Print, word for word, the opening line of the data below and every line after it through the line that contains "-23, 35, 104];", but not the pictures.

BEGIN

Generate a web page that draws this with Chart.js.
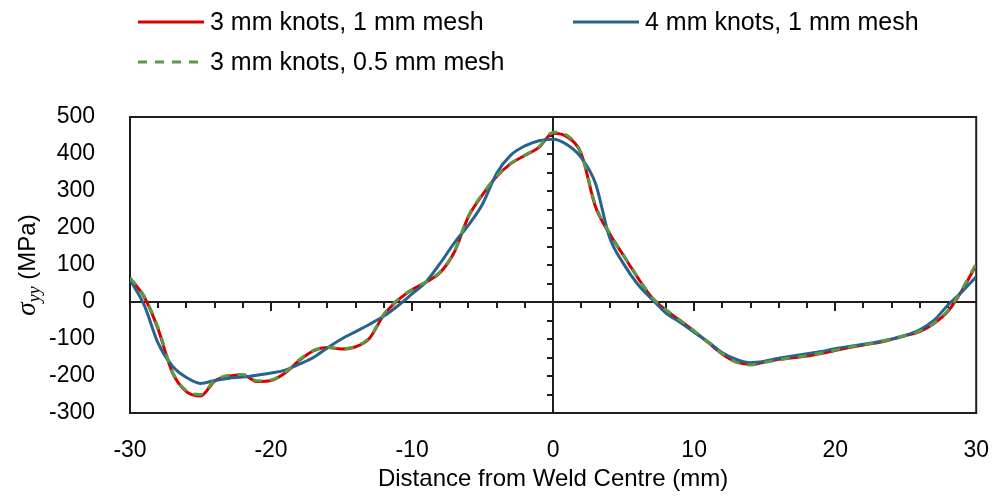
<!DOCTYPE html>
<html>
<head>
<meta charset="utf-8">
<script src="https://cdn.jsdelivr.net/npm/chart.js@4/dist/chart.umd.min.js"></script>
<style>
  html, body { margin: 0; padding: 0; background: #fff; }
  #wrap { width: 1005px; height: 502px; }
</style>
</head>
<body>
<div id="wrap"><canvas id="stressChart" width="1005" height="502"></canvas></div>
<script>
// Transverse stress along the weld centre line
const distance = [-30, -29, -28, -27, -26, -25, -24, -23, -22, -21, -20, -19, -18, -17, -16, -15,
  -14, -13, -12, -11, -10, -9, -8, -7, -6, -5, -4, -3, -2, -1, 0, 1, 2, 3, 4, 5, 6, 7, 8, 9, 10,
  11, 12, 13, 14, 15, 16, 17, 18, 19, 20, 21, 22, 23, 24, 25, 26, 27, 28, 29, 30];

const knots3Mesh1 = [64, 14, -74, -190, -242, -254, -214, -200, -197, -215, -212, -192, -158, -132, -123, -127,
  -121, -97, -35, 5, 33, 54, 80, 135, 231, 290, 339, 374, 396, 418, 456, 446, 400, 258, 185, 125, 66, 12, -22, -50, -79,
  -110, -141, -162, -169, -162, -155, -151, -146, -139, -131, -123, -116, -110, -101, -91, -80, -58, -25, 32, 100];

const knots4Mesh1 = [60, -8, -112, -173, -204, -220, -212, -206, -203, -198, -192, -184, -168, -150, -124, -100,
  -80, -60, -38, -10, 22, 55, 105, 160, 208, 265, 348, 397, 422, 436, 440, 425, 390, 321, 175, 103, 48, 8, -30, -55, -82,
  -108, -137, -155, -164, -160, -152, -146, -140, -134, -126, -120, -114, -108, -100, -90, -75, -50, -8, 28, 68];

const knots3Mesh05 = [66, 16, -70, -188, -240, -250, -212, -198, -196, -213, -211, -190, -156, -131, -122, -126,
  -120, -95, -33, 7, 34, 55, 82, 137, 233, 292, 340, 375, 397, 420, 459, 450, 402, 262, 187, 126, 67, 13, -21, -49, -78,
  -109, -140, -163, -170, -163, -156, -150, -145, -138, -130, -122, -115, -109, -100, -90, -79, -57, -23, 35, 104];

const seriesLabels = ['3 mm knots, 1 mm mesh', '4 mm knots, 1 mm mesh', '3 mm knots, 0.5 mm mesh'];
const xTickValues = [-30, -20, -10, 0, 10, 20, 30];
const yTickValues = [-300, -200, -100, 0, 100, 200, 300, 400, 500];

const RED = '#d90000';
const BLUE = '#26648c';
const GREEN = '#5a9a44';
const tickFont = { family: '"Liberation Sans", Arial, sans-serif', size: 23 };
const titleFont = { family: '"Liberation Sans", Arial, sans-serif', size: 24 };

function points(ys) {
  return distance.map((d, i) => ({ x: d, y: ys[i] }));
}

// axes crossing at zero, with their small ticks, plus the plot frame
const crossAxes = {
  id: 'crossAxes',
  beforeDatasetsDraw(chart) {
    const ctx = chart.ctx;
    const a = chart.chartArea;
    const xs = chart.scales.x, ys = chart.scales.y;
    const y0 = Math.round(ys.getPixelForValue(0));
    const x0 = Math.round(xs.getPixelForValue(0));
    ctx.save();
    ctx.strokeStyle = '#1e1e1e';
    ctx.lineWidth = 2;
    ctx.strokeRect(a.left, a.top, a.right - a.left, a.bottom - a.top);
    ctx.beginPath();
    ctx.moveTo(a.left, y0); ctx.lineTo(a.right, y0);
    ctx.moveTo(x0, a.top); ctx.lineTo(x0, a.bottom);
    for (let v = -28; v <= 28; v += 2) {
      if (v === 0) continue;
      const px = Math.round(xs.getPixelForValue(v));
      ctx.moveTo(px, y0);
      ctx.lineTo(px, y0 + (v % 10 === 0 ? 9 : 6));
    }
    for (let v = -250; v <= 450; v += 50) {
      if (v === 0) continue;
      const py = Math.round(ys.getPixelForValue(v));
      ctx.moveTo(x0 - 6, py);
      ctx.lineTo(x0, py);
    }
    ctx.stroke();
    ctx.restore();
  }
};

// legend in two columns and the sigma_yy axis title
const legendAndTitle = {
  id: 'legendAndTitle',
  afterDraw(chart) {
    const ctx = chart.ctx;
    const a = chart.chartArea;
    const slots = [
      { x: 138, y: 22 },
      { x: 573, y: 22 },
      { x: 138, y: 62 }
    ];
    ctx.save();
    ctx.font = '25px "Liberation Sans", Arial, sans-serif';
    ctx.textBaseline = 'middle';
    ctx.fillStyle = '#000';
    chart.data.datasets.forEach((ds, i) => {
      const s = slots[i];
      ctx.strokeStyle = ds.borderColor;
      ctx.lineWidth = 3;
      ctx.setLineDash(ds.borderDash || []);
      ctx.beginPath();
      ctx.moveTo(s.x, s.y);
      ctx.lineTo(s.x + 66, s.y);
      ctx.stroke();
      ctx.setLineDash([]);
      ctx.fillText(ds.label, s.x + 72, s.y + 1);
    });

    // y title: italic sigma with yy subscript, then (MPa)
    ctx.translate(27, (a.top + a.bottom) / 2);
    ctx.rotate(-Math.PI / 2);
    const sigFont = 'italic 27px "Liberation Serif", "Times New Roman", serif';
    const subFont = 'italic 18px "Liberation Serif", "Times New Roman", serif';
    const unitFont = '24px "Liberation Sans", Arial, sans-serif';
    ctx.font = sigFont; const wS = ctx.measureText('σ').width;
    ctx.font = subFont; const wY = ctx.measureText('yy').width;
    ctx.font = unitFont; const wU = ctx.measureText(' (MPa)').width;
    let x = -(wS + wY + wU) / 2;
    ctx.textBaseline = 'alphabetic';
    ctx.font = sigFont; ctx.fillText('σ', x, 8); x += wS;
    ctx.font = subFont; ctx.fillText('yy', x, 13); x += wY;
    ctx.font = unitFont; ctx.fillText(' (MPa)', x, 8);
    ctx.restore();
  }
};

const chart = new Chart(document.getElementById('stressChart'), {
  type: 'line',
  data: {
    datasets: [
      {
        label: seriesLabels[0],
        data: points(knots3Mesh1),
        borderColor: RED,
        borderWidth: 3,
        pointRadius: 0,
        cubicInterpolationMode: 'monotone',
        order: 3
      },
      {
        label: seriesLabels[1],
        data: points(knots4Mesh1),
        borderColor: BLUE,
        borderWidth: 3,
        pointRadius: 0,
        cubicInterpolationMode: 'monotone',
        order: 2
      },
      {
        label: seriesLabels[2],
        data: points(knots3Mesh05),
        borderColor: GREEN,
        borderWidth: 3,
        borderDash: [9, 8],
        pointRadius: 0,
        cubicInterpolationMode: 'monotone',
        order: 1
      }
    ]
  },
  options: {
    responsive: false,
    animation: false,
    layout: { padding: { top: 117, right: 21, left: 0, bottom: 0 } },
    plugins: {
      legend: { display: false },
      tooltip: { enabled: false }
    },
    scales: {
      x: {
        type: 'linear',
        min: -30,
        max: 30,
        afterBuildTicks: s => { s.ticks = xTickValues.map(v => ({ value: v })); },
        afterFit: s => { s.height = 89; },
        ticks: { font: tickFont, color: '#000', padding: 16, maxRotation: 0 },
        grid: { display: false },
        border: { display: false },
        title: {
          display: true,
          text: 'Distance from Weld Centre (mm)',
          font: titleFont,
          color: '#000',
          padding: { top: 0, bottom: 8 }
        }
      },
      y: {
        min: -300,
        max: 500,
        afterBuildTicks: s => { s.ticks = yTickValues.map(v => ({ value: v })); },
        afterFit: s => { s.width = 130; },
        ticks: { font: tickFont, color: '#000', padding: 27 },
        grid: { display: false },
        border: { display: false }
      }
    }
  },
  plugins: [crossAxes, legendAndTitle]
});
</script>
</body>
</html>
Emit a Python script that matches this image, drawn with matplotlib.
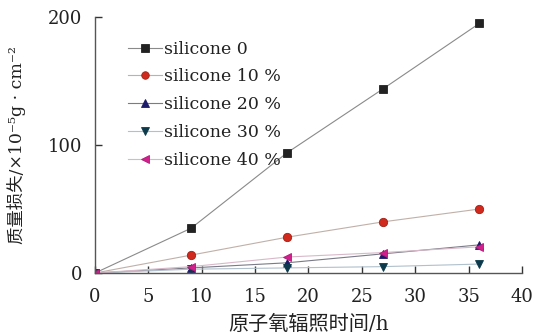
import matplotlib
matplotlib.use("Agg")
import matplotlib.pyplot as plt

plt.rcParams['font.family'] = ['DejaVu Serif', 'Noto Sans CJK SC']

time_h = [0, 9, 18, 27, 36]
labels = ['silicone 0', 'silicone 10 %', 'silicone 20 %', 'silicone 30 %', 'silicone 40 %']
s0 = [0, 35, 94, 144, 195]
s10 = [0, 14, 28, 40, 50]
s20 = [0, 4, 8, 15, 22]
s30 = [0, 3, 4, 5, 7]
s40 = [0, 5, 12.5, 16, 20.5]
series = [s0, s10, s20, s30, s40]

markers = ['s', 'o', '^', 'v', '<']
mcolors = ['#222222', '#d02a1e', '#1c1a6a', '#0c3a4c', '#d21f8c']
medges = ['#222222', '#a02015', '#1c1a6a', '#0c3a4c', '#b01a78']
lcolors = ['#8a8a8a', '#c0b0a8', '#7a7a88', '#b0c0cc', '#d8b8c8']

fig = plt.figure(figsize=(5.35, 3.35), dpi=100)
ax = fig.add_axes([0.1776, 0.185, 0.798, 0.764])

for ys, lab, m, mc, me, lc in zip(series, labels, markers, mcolors, medges, lcolors):
    ax.plot(time_h, ys, color=lc, lw=0.8, marker=m, markersize=6,
            markerfacecolor=mc, markeredgecolor=me, markeredgewidth=0.6, label=lab)

ax.set_xlim(0, 40)
ax.set_ylim(0, 200)
ax.set_xticks(range(0, 41, 5))
ax.set_yticks([0, 100, 200])
for s in ['top', 'right']:
    ax.spines[s].set_visible(False)
for s in ['left', 'bottom']:
    ax.spines[s].set_color('#555555')
    ax.spines[s].set_linewidth(1.0)
ax.tick_params(direction='in', length=5, width=1.0, color='#333333',
               labelsize=13, colors='#222222')
ax.tick_params(axis='x', pad=11)
ax.tick_params(axis='y', pad=9)

ax.set_xlabel('原子氧辐照时间/h', fontsize=14.5, color='#222222', labelpad=6)
ax.set_ylabel('质量损失/×10⁻⁵g · cm⁻²', fontsize=12.5, color='#222222', labelpad=16)

leg = ax.legend(loc='upper left', bbox_to_anchor=(0.06, 0.935), frameon=False,
                fontsize=12.5, handlelength=2.0, handletextpad=0.1,
                labelspacing=0.62, borderaxespad=0, markerscale=0.9)
for t in leg.get_texts():
    t.set_color('#222222')

fig.savefig('out.png', dpi=100)
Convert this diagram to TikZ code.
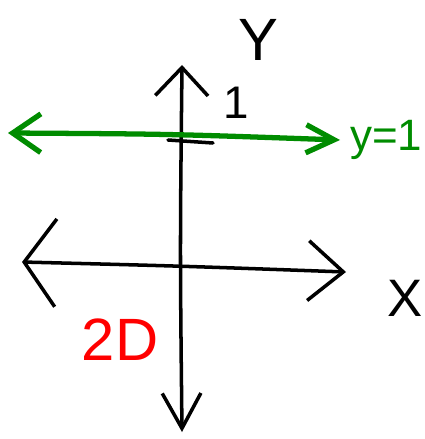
\documentclass[tikz,border=0pt]{standalone}
\usepackage{fontspec}
\setsansfont{Liberation Sans}
\usepackage{xcolor}
\usetikzlibrary{arrows.meta, positioning, calc}

\definecolor{penGreen}{RGB}{0,140,0}

\begin{document}
\begin{tikzpicture}[x=0.02cm, y=-0.02cm, font=\sffamily, line cap=round, line join=round]
  \useasboundingbox (0,0) rectangle (425,439);

  % axes
  \coordinate (ytop) at (182, 65);
  \coordinate (ybot) at (182, 432);
  \coordinate (xleft) at (22, 262);
  \coordinate (xright) at (346, 272);
  \draw[line width=2pt, {Straight Barb[length=16pt, width=30pt]}-{Straight Barb[length=20pt, width=22pt]}]
    (ytop) .. controls (180, 250) .. (ybot);
  \draw[line width=2pt, {Straight Barb[length=18pt, width=50pt]}-{Straight Barb[length=20pt, width=34pt]}]
    (xleft) .. controls (180, 266) .. (xright);
  \node[font=\sffamily\fontsize{34}{34}\selectfont] (ylab) at (258, 40) {Y};
  \node[font=\sffamily\fontsize{30}{30}\selectfont] (xlab) at (405, 298) {X};

  % tick at 1
  \coordinate (tickL) at (168, 140);
  \coordinate (tickR) at (213, 143);
  \draw[line width=2pt] (tickL) -- (tickR);
  \node[font=\sffamily\fontsize{26}{26}\selectfont] (one) at (236, 103) {1};

  % line y = 1
  \coordinate (gleft) at (8, 133);
  \coordinate (gright) at (340, 140);
  \draw[penGreen, line width=3pt, {Straight Barb[length=16pt, width=22pt]}-{Straight Barb[length=16pt, width=16pt]}]
    (gleft) .. controls (170, 134) .. (gright);
  \node[text=penGreen, anchor=west, inner sep=0pt, font=\sffamily\fontsize{25}{25}\selectfont] (gl) at (350, 140) {y=1};

  \node[text=red, font=\sffamily\fontsize{34}{34}\selectfont] (dim) at (120, 340) {2D};
\end{tikzpicture}
\end{document}
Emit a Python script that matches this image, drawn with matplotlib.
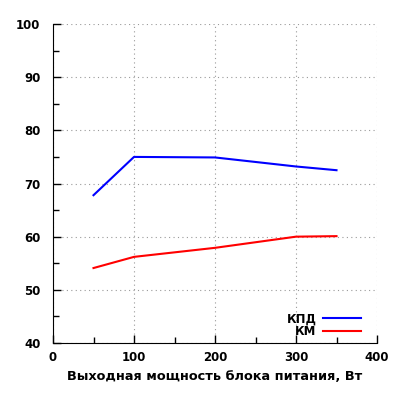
import matplotlib
matplotlib.use("Agg")
import matplotlib.pyplot as plt
from matplotlib.ticker import MultipleLocator

power = [50, 100, 200, 300, 350]
kpd = [67.8, 75.0, 74.9, 73.2, 72.5]
km = [54.1, 56.2, 57.9, 60.0, 60.1]

plt.rcParams['font.family'] = ['DejaVu Sans']
plt.rcParams['font.weight'] = 'bold'

fig = plt.figure(figsize=(4, 4), dpi=100)
ax = fig.add_axes([0.1325, 0.1425, 0.81, 0.7975])

ax.plot(power, kpd, color='#0000ff', lw=1.5, label='КПД')
ax.plot(power, km, color='#ff0000', lw=1.5, label='КМ')

ax.set_xlim(0, 400)
ax.set_ylim(40, 100)
ax.xaxis.set_major_locator(MultipleLocator(100))
ax.xaxis.set_minor_locator(MultipleLocator(50))
ax.yaxis.set_major_locator(MultipleLocator(10))
ax.yaxis.set_minor_locator(MultipleLocator(5))
ax.tick_params(which='both', direction='in', labelsize=8.5, width=1)
ax.tick_params(which='major', length=6)
ax.tick_params(which='minor', length=4)
ax.tick_params(axis='x', pad=6)
ax.tick_params(axis='y', pad=9)
for lab in ax.get_xticklabels() + ax.get_yticklabels():
    lab.set_fontweight('bold')
ax.spines['top'].set_visible(False)
ax.spines['right'].set_visible(False)
ax.grid(True, which='major', linestyle=(0, (1, 3)), color='#999999', lw=0.8)
ax.set_axisbelow(True)

ax.set_xlabel('Выходная мощность блока питания, Вт', fontsize=9.25, fontweight='bold', labelpad=4)

leg = ax.legend(loc='lower right', bbox_to_anchor=(0.966, 0.0), frameon=False, markerfirst=False,
                handlelength=3.2, labelspacing=0.0, borderaxespad=0.0, handletextpad=0.6,
                prop={'weight': 'bold', 'size': 8.5})

fig.savefig('out.png', dpi=100)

END

== Finished answer ==
Generate a web page that draws this with Chart.js.
<!DOCTYPE html>
<html>
<head>
<meta charset="utf-8">
<script src="https://cdn.jsdelivr.net/npm/chart.js@4/dist/chart.umd.min.js"></script>
<style>
  html, body { margin: 0; padding: 0; background: #fff; }
  #wrap { width: 1005px; height: 502px; }
</style>
</head>
<body>
<div id="wrap"><canvas id="stressChart" width="1005" height="502"></canvas></div>
<script>
// Transverse stress along the weld centre line
const distance = [-30, -29, -28, -27, -26, -25, -24, -23, -22, -21, -20, -19, -18, -17, -16, -15,
  -14, -13, -12, -11, -10, -9, -8, -7, -6, -5, -4, -3, -2, -1, 0, 1, 2, 3, 4, 5, 6, 7, 8, 9, 10,
  11, 12, 13, 14, 15, 16, 17, 18, 19, 20, 21, 22, 23, 24, 25, 26, 27, 28, 29, 30];

const knots3Mesh1 = [64, 14, -74, -190, -242, -254, -214, -200, -197, -215, -212, -192, -158, -132, -123, -127,
  -121, -97, -35, 5, 33, 54, 80, 135, 231, 290, 339, 374, 396, 418, 456, 446, 400, 258, 185, 125, 66, 12, -22, -50, -79,
  -110, -141, -162, -169, -162, -155, -151, -146, -139, -131, -123, -116, -110, -101, -91, -80, -58, -25, 32, 100];

const knots4Mesh1 = [60, -8, -112, -173, -204, -220, -212, -206, -203, -198, -192, -184, -168, -150, -124, -100,
  -80, -60, -38, -10, 22, 55, 105, 160, 208, 265, 348, 397, 422, 436, 440, 425, 390, 321, 175, 103, 48, 8, -30, -55, -82,
  -108, -137, -155, -164, -160, -152, -146, -140, -134, -126, -120, -114, -108, -100, -90, -75, -50, -8, 28, 68];

const knots3Mesh05 = [66, 16, -70, -188, -240, -250, -212, -198, -196, -213, -211, -190, -156, -131, -122, -126,
  -120, -95, -33, 7, 34, 55, 82, 137, 233, 292, 340, 375, 397, 420, 459, 450, 402, 262, 187, 126, 67, 13, -21, -49, -78,
  -109, -140, -163, -170, -163, -156, -150, -145, -138, -130, -122, -115, -109, -100, -90, -79, -57, -23, 35, 104];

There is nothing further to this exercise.